Are Bikes Coming Back to Cuba With the Economic Crisis? / 14ymedio, Marcelo Hernandez

As problems with public transport and private taxis increase, bicycles are gradually returning to Havana. (14ymedio)

14ymedio bigger14ymedio, Marcelo Hernandez, Havana, 23 February 2017 — When you look at the photos of the most difficult years of Cuba’s “Special Period,” there are several details that can be observed: how skinny Cubans were, the deterioration of their clothing, and the number of bicycles that filled the streets. Just like the dial phone evokes the first half of the twentieth century, these pedal-powered vehicles remind many Cubans of the most difficult times of their lives.

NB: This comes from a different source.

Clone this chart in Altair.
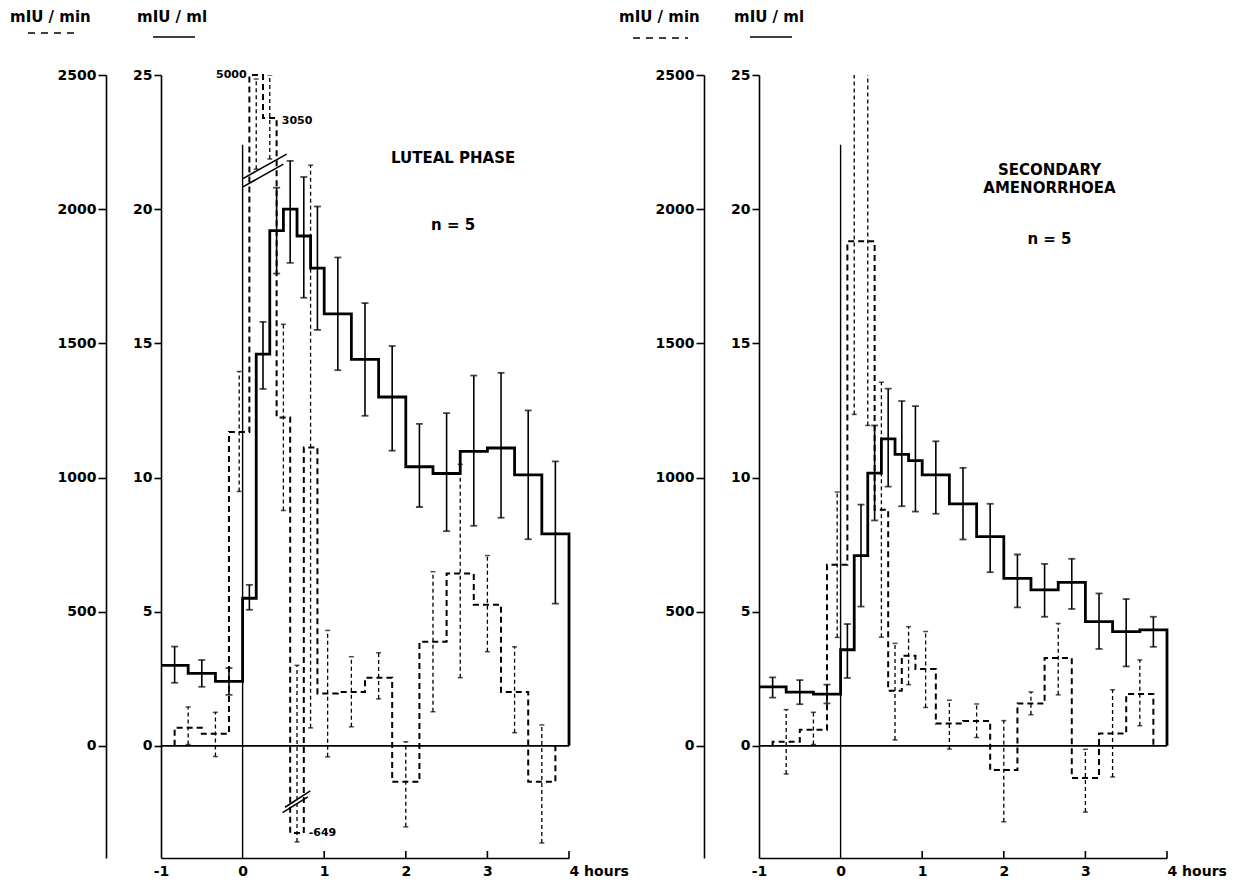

Despite the benefits to health and the environment, most of those born in the last half century on this island see bicycles as a means of transportation for times of crisis. It is no coincidence that the decline in the use of these vehicles began with the opening to tourism in the 1990s, and with the distribution of licenses for the operation of a private sector.

Thousands of bike-focused parking lots, tire-patchers and bike-repairers saw their clientele gradually diminish until they had to close. In Havana very few of these places are left, though they once sprinkled the landscape of the city. Also disappearing, along with them, is the massive imports of parts from China to be assembled into bikes in Cuba.

However, with the economic difficulties of recent months, led by the drop in oil shipments from Venezuela, some are making haste to reassume the custom of pedaling. Late, missing and overcrowded buses, along with the fallout from state-imposed price controls on private taxis – which has even resulted in drivers going on strike – has led a resurgence of problems in getting from place to place.

Resigned, some are dusting off their bikes and launching themselves into the streets under their own power, on two wheels.